Figure 3. PRC2 complex regulates RNA Polymerase II binding on PTX3 regulatory regions. (A) ChIP assay for EZH2 and Suz12 in macrophages in basal and inflammatory (TNFα 20 ng/mL, 4 h) conditions. (B) ChIP assay for H3K27me3, RNA Pol II and TAF1 in 8387 cells in basal condition and after stimulation with GSK343 1 μM for 48 h. Regions analyzed are reported in the upper part of the panels. Results are expressed as fold change relative to IgG and as mean (N = 2 experiments). *p ≤ 0.05, **p ≤ 0.01; Student's t-test.

Figure 4. PTX3 epigenetic modifications in human cancers. (A, B) Analysis by Methylated CpG Island Recovery Assay (MIRA) of the percentage of methylation enrichment of PTX3 regulatory regions in human mesenchymal and epithelial tumors (A) and CRC (B) and in their healthy counterparts. Results are expressed as percentage of enrichment relative to input DNA normalized on a positive control and represented as mean ± SEM. (N = 6 samples for human healthy colon, N = 3 samples for low-grade colon adenoma, N = 5 samples for high-grade adenoma, N = 2 for human healthy counterpart, N = 12–14 for CRC tumor stages). *p <0.05, **p <0.01, Student's t-test. (C) Analysis of H3K4me1, H3K27Ac, and H3K27me3 histone modifications by ChIP in human CRC stages I, II, and III. Results are expressed as fold change relative to IgG and as mean ± SEM. (N = 3 experiments). *p ≤ 0.05, **p ≤ 0.01; Student's t-test. (A–C) Regions analyzed are reported in the upper part of the panels.

Figure 5. Effect of methylation inhibition on PTX3 mRNA expression and enhancer activity. (A) PTX3 mRNA expression by RKO (left panel) and HCT116 (right panel) cells upon treatment with TSA (150 nM for 48 h) or 5-AZA-dC (15 μM for 72 h) and TNFα (20 ng/mL).
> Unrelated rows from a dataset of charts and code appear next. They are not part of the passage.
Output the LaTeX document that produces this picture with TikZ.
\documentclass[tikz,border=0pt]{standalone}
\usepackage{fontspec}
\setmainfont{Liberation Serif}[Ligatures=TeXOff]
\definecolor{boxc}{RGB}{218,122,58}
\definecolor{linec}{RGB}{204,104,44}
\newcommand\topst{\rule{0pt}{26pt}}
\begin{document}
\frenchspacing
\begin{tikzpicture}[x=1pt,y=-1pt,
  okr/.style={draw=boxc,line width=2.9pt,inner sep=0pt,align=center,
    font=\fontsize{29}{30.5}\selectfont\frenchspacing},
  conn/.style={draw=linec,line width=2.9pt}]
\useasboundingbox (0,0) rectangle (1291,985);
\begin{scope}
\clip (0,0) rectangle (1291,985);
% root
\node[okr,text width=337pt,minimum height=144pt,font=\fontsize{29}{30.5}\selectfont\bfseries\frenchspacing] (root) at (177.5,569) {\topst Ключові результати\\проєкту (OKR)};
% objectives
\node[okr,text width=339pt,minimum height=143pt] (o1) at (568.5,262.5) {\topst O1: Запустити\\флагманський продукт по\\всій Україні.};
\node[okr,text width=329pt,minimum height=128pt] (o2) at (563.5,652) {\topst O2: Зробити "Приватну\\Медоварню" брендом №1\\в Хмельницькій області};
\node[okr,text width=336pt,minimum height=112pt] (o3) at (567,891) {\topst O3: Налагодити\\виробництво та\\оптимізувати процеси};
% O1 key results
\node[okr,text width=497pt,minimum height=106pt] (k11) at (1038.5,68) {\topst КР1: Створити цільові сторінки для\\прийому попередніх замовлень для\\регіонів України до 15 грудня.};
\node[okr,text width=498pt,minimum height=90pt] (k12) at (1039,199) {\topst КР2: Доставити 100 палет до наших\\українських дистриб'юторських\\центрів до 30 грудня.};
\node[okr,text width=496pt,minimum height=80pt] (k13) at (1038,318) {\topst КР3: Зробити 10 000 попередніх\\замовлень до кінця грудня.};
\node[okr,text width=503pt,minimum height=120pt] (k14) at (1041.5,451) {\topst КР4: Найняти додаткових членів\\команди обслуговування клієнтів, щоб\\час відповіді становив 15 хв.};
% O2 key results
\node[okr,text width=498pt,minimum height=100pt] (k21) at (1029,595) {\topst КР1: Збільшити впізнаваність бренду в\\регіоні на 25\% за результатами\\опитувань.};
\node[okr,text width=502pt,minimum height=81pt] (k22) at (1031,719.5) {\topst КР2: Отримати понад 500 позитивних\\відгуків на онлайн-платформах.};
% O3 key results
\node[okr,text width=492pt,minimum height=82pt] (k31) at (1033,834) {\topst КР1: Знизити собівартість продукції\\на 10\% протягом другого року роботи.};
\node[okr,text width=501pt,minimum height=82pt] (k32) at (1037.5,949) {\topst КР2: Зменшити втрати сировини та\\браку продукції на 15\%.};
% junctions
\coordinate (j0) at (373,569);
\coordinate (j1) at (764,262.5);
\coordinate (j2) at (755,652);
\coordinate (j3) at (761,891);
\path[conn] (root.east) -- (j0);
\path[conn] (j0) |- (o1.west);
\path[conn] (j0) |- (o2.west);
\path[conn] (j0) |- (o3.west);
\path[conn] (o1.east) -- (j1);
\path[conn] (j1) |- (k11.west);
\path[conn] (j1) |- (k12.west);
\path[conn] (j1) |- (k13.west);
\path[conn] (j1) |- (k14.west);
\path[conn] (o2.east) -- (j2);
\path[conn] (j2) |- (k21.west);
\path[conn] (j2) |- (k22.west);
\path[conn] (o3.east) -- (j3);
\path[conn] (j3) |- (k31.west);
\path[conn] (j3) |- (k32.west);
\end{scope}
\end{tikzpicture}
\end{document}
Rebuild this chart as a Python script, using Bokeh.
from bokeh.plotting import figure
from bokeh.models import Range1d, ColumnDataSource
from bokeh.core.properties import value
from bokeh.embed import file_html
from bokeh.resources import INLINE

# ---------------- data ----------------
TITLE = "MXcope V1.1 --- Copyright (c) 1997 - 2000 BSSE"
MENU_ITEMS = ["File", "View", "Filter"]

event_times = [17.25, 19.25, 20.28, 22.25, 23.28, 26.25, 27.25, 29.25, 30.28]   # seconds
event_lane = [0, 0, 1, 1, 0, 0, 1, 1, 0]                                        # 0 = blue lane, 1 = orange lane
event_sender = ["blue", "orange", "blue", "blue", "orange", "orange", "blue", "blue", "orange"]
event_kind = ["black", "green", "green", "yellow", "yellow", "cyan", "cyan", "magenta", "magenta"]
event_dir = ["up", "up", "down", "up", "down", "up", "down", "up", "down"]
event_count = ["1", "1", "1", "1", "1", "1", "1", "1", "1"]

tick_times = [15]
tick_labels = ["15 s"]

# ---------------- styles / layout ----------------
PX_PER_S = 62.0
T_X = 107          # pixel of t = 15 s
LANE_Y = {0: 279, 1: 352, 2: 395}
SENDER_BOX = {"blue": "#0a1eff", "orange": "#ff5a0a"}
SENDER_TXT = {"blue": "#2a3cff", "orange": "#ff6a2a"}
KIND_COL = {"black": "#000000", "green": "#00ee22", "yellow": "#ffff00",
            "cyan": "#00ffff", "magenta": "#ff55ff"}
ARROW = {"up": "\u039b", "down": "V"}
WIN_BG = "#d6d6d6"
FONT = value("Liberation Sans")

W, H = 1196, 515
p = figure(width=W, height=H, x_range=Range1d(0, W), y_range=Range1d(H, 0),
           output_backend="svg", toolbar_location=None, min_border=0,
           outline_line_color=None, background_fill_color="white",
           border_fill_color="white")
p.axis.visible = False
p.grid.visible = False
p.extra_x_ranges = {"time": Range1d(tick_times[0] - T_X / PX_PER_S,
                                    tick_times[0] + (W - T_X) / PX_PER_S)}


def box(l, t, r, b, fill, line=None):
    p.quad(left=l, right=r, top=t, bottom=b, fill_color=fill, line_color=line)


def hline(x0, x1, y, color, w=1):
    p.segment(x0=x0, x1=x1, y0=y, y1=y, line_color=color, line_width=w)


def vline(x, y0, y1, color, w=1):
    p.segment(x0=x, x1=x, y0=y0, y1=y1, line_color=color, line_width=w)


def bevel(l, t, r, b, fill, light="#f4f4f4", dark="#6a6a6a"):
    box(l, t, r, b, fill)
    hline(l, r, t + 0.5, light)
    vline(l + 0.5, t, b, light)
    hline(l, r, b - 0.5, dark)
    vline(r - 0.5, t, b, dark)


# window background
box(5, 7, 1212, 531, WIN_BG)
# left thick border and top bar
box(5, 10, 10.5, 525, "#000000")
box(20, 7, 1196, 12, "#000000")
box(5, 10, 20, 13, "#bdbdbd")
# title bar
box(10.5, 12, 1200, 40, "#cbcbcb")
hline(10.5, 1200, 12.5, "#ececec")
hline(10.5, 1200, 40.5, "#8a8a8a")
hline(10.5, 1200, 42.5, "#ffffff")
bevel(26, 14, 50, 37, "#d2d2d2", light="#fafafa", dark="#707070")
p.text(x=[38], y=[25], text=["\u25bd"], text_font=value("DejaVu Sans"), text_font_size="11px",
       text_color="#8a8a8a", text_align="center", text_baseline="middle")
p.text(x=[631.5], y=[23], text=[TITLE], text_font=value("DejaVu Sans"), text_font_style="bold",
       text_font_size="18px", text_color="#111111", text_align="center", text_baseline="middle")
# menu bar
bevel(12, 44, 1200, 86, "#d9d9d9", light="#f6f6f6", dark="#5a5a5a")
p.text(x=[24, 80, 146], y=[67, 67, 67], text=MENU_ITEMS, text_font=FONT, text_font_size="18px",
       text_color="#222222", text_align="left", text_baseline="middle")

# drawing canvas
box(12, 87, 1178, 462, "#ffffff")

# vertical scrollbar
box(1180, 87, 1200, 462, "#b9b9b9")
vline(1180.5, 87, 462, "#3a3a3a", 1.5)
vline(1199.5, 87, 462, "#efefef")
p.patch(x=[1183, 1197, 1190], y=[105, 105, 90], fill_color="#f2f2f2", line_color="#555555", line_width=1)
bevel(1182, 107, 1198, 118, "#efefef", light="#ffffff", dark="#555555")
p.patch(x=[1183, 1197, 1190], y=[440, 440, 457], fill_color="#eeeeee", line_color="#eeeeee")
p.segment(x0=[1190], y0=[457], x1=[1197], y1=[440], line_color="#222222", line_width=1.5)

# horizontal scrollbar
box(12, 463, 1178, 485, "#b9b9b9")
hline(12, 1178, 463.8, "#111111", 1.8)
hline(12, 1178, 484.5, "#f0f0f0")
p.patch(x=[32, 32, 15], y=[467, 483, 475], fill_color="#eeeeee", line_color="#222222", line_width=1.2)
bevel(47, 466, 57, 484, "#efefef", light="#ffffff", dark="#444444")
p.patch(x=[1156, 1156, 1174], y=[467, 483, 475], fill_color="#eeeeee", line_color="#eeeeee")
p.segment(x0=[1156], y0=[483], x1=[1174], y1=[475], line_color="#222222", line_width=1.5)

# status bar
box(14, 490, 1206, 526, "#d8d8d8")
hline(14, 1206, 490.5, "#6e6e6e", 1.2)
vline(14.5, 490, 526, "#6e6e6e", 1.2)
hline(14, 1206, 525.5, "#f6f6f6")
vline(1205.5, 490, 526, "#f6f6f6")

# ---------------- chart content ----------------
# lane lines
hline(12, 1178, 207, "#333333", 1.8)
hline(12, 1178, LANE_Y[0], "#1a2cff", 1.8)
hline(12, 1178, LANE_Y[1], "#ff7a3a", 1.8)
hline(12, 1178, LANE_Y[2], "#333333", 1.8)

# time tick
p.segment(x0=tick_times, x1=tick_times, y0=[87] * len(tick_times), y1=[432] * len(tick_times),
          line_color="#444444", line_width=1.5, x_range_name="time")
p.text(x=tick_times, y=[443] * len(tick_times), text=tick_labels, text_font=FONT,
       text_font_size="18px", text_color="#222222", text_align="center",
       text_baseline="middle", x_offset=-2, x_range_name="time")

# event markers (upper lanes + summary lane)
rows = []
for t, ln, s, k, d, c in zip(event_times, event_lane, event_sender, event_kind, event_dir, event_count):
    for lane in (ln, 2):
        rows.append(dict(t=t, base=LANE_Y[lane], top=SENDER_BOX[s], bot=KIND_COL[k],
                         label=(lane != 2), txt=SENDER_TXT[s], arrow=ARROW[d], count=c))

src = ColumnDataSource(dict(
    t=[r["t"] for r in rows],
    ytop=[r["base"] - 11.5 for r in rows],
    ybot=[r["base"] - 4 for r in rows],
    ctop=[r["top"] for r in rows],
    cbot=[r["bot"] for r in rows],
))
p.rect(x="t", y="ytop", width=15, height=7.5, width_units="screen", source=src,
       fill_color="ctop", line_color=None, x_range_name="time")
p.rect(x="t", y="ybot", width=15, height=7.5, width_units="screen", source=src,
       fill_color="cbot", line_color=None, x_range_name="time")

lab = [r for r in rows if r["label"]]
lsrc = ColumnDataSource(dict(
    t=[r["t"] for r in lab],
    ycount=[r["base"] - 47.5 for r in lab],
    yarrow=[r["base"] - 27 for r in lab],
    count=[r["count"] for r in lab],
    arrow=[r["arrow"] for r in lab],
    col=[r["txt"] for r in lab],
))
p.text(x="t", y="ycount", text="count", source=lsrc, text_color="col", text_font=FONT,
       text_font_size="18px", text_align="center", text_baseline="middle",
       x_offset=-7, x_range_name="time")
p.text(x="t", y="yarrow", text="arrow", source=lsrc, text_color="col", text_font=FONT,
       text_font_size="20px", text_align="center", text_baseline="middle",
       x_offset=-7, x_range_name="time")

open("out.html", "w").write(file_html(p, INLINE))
Results are expressed as mean ± SEM (N = 2 experiments). *p ≤ 0.05, **p ≤ 0.01, ***p ≤ 0.001; one-way ANOVA. (B) ChIP assay for H3K4me1, H3K4me3, H3K9Ac, H3K27Ac, H3K27me3 in RKO cells upon treatment with TNFα and 5′AZA-dC. Regions analyzed are reported in the upper part of the panels. Results are expressed as fold change relative to IgG and as mean (N = 2 experiments). *,ˆ,$p ≤ 0.05; **,ˆˆ,$$p ≤ 0.01; ***p <0.001. Student's t-test. ˆ: unstimulated vs. 5′AZA-dC; $: 5′AZA-dc vs. 5′AZA-dC + TNFα; *TNFα vs. 5′AZA-dC + TNFα.

Figure 6. Role of STAT3 in PTX3 epigenetic modification. (A) ChIP assay for STAT3 in RKO and 8387 cells in basal condition and in CRC stage I, II, and III and in their normal counterparts. Regions analyzed are reported in the upper part of the panels. Results are expressed as fold change relative to IgG and as mean ± SEM (N = 2 experiments for the cell lines and CRC stage II, N = 2 healthy colon samples for each tumor stage and N = 4 for CRC stage I and II). *p ≤ 0.05, **p ≤ 0.01, Student's t-test. (B) PTX3 mRNA expression in RKO and 8387 cells treated with 5-AZA-dC 15 μM for 72 h, Stattic 1 μM for 48 h, and TNFα 20 ng/mL for 4 h, as specified. Results are expressed as mean ± SEM and as fold change of basal conditions (N = 2 experiments). *p ≤ 0.05, **p ≤ 0.01, ***p ≤ 0.001; one-way ANOVA (left panel) or Student's t-test (right panel). (C) Analysis by MIRA of the percentage of methylation enrichment of PTX3 regulatory regions in RKO cells after treatment with stattic and TNFα as specified. Results are expressed as percentage of enrichment relative to input DNA normalized on a positive control and represented as mean ± SEM. (N = 2 experiments) *p < 0.05. Student's t-test.